## BEGIN

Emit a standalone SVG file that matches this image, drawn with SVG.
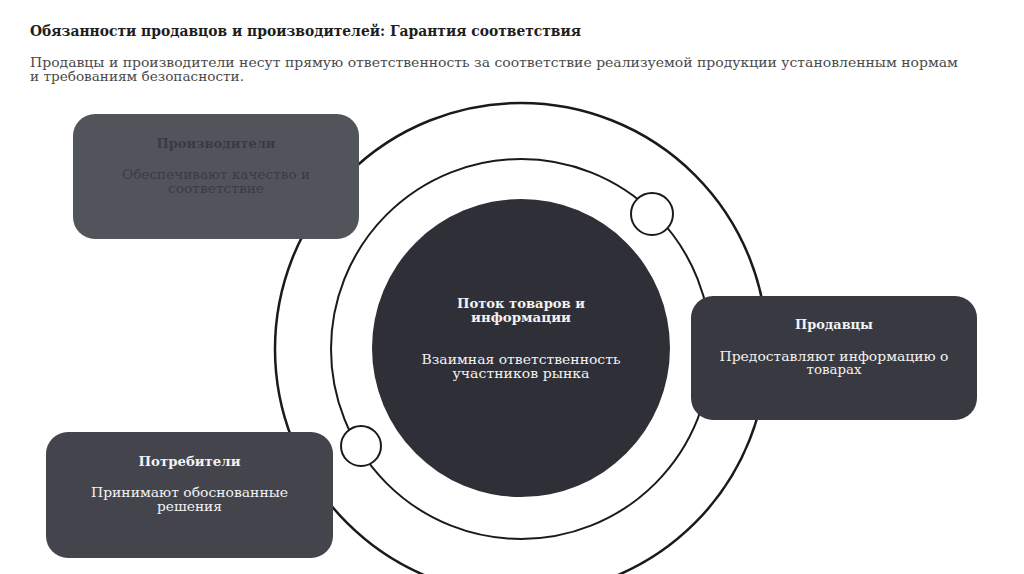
<svg xmlns="http://www.w3.org/2000/svg" width="1024" height="574" viewBox="0 0 1024 574">
<style>
text{font-family:"DejaVu Serif","Liberation Serif",serif;}
.h{font-size:13.5px;font-weight:bold;text-anchor:middle;}
.b{font-size:12.5px;text-anchor:middle;}
.lt{fill:#f2f2f2;}
.dk{fill:#3a3b42;}
.ring{fill:none;stroke:#1a1a1a;}
.dot{fill:#ffffff;stroke:#1a1a1a;stroke-width:2;}
</style>
<rect width="1024" height="574" fill="#ffffff"/>
<g id="header">
<text x="30" y="36" font-size="14" font-weight="bold" fill="#1e1e1e" textLength="551" lengthAdjust="spacingAndGlyphs">Обязанности продавцов и производителей: Гарантия соответствия</text>
<text x="30" y="66.5" font-size="13.5" fill="#4a4a4a" textLength="928" lengthAdjust="spacingAndGlyphs">Продавцы и производители несут прямую ответственность за соответствие реализуемой продукции установленным нормам</text>
<text x="30" y="81" font-size="13.5" fill="#4a4a4a" textLength="214" lengthAdjust="spacingAndGlyphs">и требованиям безопасности.</text>
</g>
<g id="connectors">
<circle class="ring" cx="521" cy="349" r="246" stroke-width="2.5"/>
<circle class="ring" cx="521" cy="349" r="190" stroke-width="2"/>
</g>
<g id="center">
<circle cx="521" cy="348" r="149" fill="#2f3037"/>
<text class="h lt" x="521" y="307.5" textLength="128" lengthAdjust="spacingAndGlyphs">Поток товаров и</text>
<text class="h lt" x="521" y="322" textLength="100" lengthAdjust="spacingAndGlyphs">информации</text>
<text class="b lt" x="521" y="363.5" textLength="199" lengthAdjust="spacingAndGlyphs">Взаимная ответственность</text>
<text class="b lt" x="521" y="377.5" textLength="137" lengthAdjust="spacingAndGlyphs">участников рынка</text>
</g>
<g id="dot1"><circle class="dot" cx="652" cy="214" r="21"/></g>
<g id="dot2"><circle class="dot" cx="361" cy="446" r="20"/></g>
<g id="producers">
<rect x="73" y="114" width="286" height="125" rx="22" fill="#52545c"/>
<text class="h dk" x="216" y="148" textLength="119" lengthAdjust="spacingAndGlyphs">Производители</text>
<text class="b dk" x="216" y="179" textLength="188" lengthAdjust="spacingAndGlyphs">Обеспечивают качество и</text>
<text class="b dk" x="216" y="193" textLength="96" lengthAdjust="spacingAndGlyphs">соответствие</text>
</g>
<g id="sellers">
<rect x="691" y="296" width="286" height="124" rx="22" fill="#393a41"/>
<text class="h lt" x="834" y="329" textLength="78" lengthAdjust="spacingAndGlyphs">Продавцы</text>
<text class="b lt" x="834" y="360.5" textLength="229" lengthAdjust="spacingAndGlyphs">Предоставляют информацию о</text>
<text class="b lt" x="834" y="374" textLength="55" lengthAdjust="spacingAndGlyphs">товарах</text>
</g>
<g id="consumers">
<rect x="46" y="432" width="287" height="126" rx="22" fill="#43444c"/>
<text class="h lt" x="189.5" y="466" textLength="102" lengthAdjust="spacingAndGlyphs">Потребители</text>
<text class="b lt" x="189.5" y="496.5" textLength="197" lengthAdjust="spacingAndGlyphs">Принимают обоснованные</text>
<text class="b lt" x="189.5" y="510.5" textLength="65" lengthAdjust="spacingAndGlyphs">решения</text>
</g>
</svg>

## END

YOUR TASK —
Could you repeat all of the material exactly? Pictures should not be copied.

EXERCISE ANSWER —
Emit a standalone SVG file that matches this image, drawn with SVG.
<svg xmlns="http://www.w3.org/2000/svg" width="1024" height="574" viewBox="0 0 1024 574">
<style>
text{font-family:"DejaVu Serif","Liberation Serif",serif;}
.h{font-size:13.5px;font-weight:bold;text-anchor:middle;}
.b{font-size:12.5px;text-anchor:middle;}
.lt{fill:#f2f2f2;}
.dk{fill:#3a3b42;}
.ring{fill:none;stroke:#1a1a1a;}
.dot{fill:#ffffff;stroke:#1a1a1a;stroke-width:2;}
</style>
<rect width="1024" height="574" fill="#ffffff"/>
<g id="header">
<text x="30" y="36" font-size="14" font-weight="bold" fill="#1e1e1e" textLength="551" lengthAdjust="spacingAndGlyphs">Обязанности продавцов и производителей: Гарантия соответствия</text>
<text x="30" y="66.5" font-size="13.5" fill="#4a4a4a" textLength="928" lengthAdjust="spacingAndGlyphs">Продавцы и производители несут прямую ответственность за соответствие реализуемой продукции установленным нормам</text>
<text x="30" y="81" font-size="13.5" fill="#4a4a4a" textLength="214" lengthAdjust="spacingAndGlyphs">и требованиям безопасности.</text>
</g>
<g id="connectors">
<circle class="ring" cx="521" cy="349" r="246" stroke-width="2.5"/>
<circle class="ring" cx="521" cy="349" r="190" stroke-width="2"/>
</g>
<g id="center">
<circle cx="521" cy="348" r="149" fill="#2f3037"/>
<text class="h lt" x="521" y="307.5" textLength="128" lengthAdjust="spacingAndGlyphs">Поток товаров и</text>
<text class="h lt" x="521" y="322" textLength="100" lengthAdjust="spacingAndGlyphs">информации</text>
<text class="b lt" x="521" y="363.5" textLength="199" lengthAdjust="spacingAndGlyphs">Взаимная ответственность</text>
<text class="b lt" x="521" y="377.5" textLength="137" lengthAdjust="spacingAndGlyphs">участников рынка</text>
</g>
<g id="dot1"><circle class="dot" cx="652" cy="214" r="21"/></g>
<g id="dot2"><circle class="dot" cx="361" cy="446" r="20"/></g>
<g id="producers">
<rect x="73" y="114" width="286" height="125" rx="22" fill="#52545c"/>
<text class="h dk" x="216" y="148" textLength="119" lengthAdjust="spacingAndGlyphs">Производители</text>
<text class="b dk" x="216" y="179" textLength="188" lengthAdjust="spacingAndGlyphs">Обеспечивают качество и</text>
<text class="b dk" x="216" y="193" textLength="96" lengthAdjust="spacingAndGlyphs">соответствие</text>
</g>
<g id="sellers">
<rect x="691" y="296" width="286" height="124" rx="22" fill="#393a41"/>
<text class="h lt" x="834" y="329" textLength="78" lengthAdjust="spacingAndGlyphs">Продавцы</text>
<text class="b lt" x="834" y="360.5" textLength="229" lengthAdjust="spacingAndGlyphs">Предоставляют информацию о</text>
<text class="b lt" x="834" y="374" textLength="55" lengthAdjust="spacingAndGlyphs">товарах</text>
</g>
<g id="consumers">
<rect x="46" y="432" width="287" height="126" rx="22" fill="#43444c"/>
<text class="h lt" x="189.5" y="466" textLength="102" lengthAdjust="spacingAndGlyphs">Потребители</text>
<text class="b lt" x="189.5" y="496.5" textLength="197" lengthAdjust="spacingAndGlyphs">Принимают обоснованные</text>
<text class="b lt" x="189.5" y="510.5" textLength="65" lengthAdjust="spacingAndGlyphs">решения</text>
</g>
</svg>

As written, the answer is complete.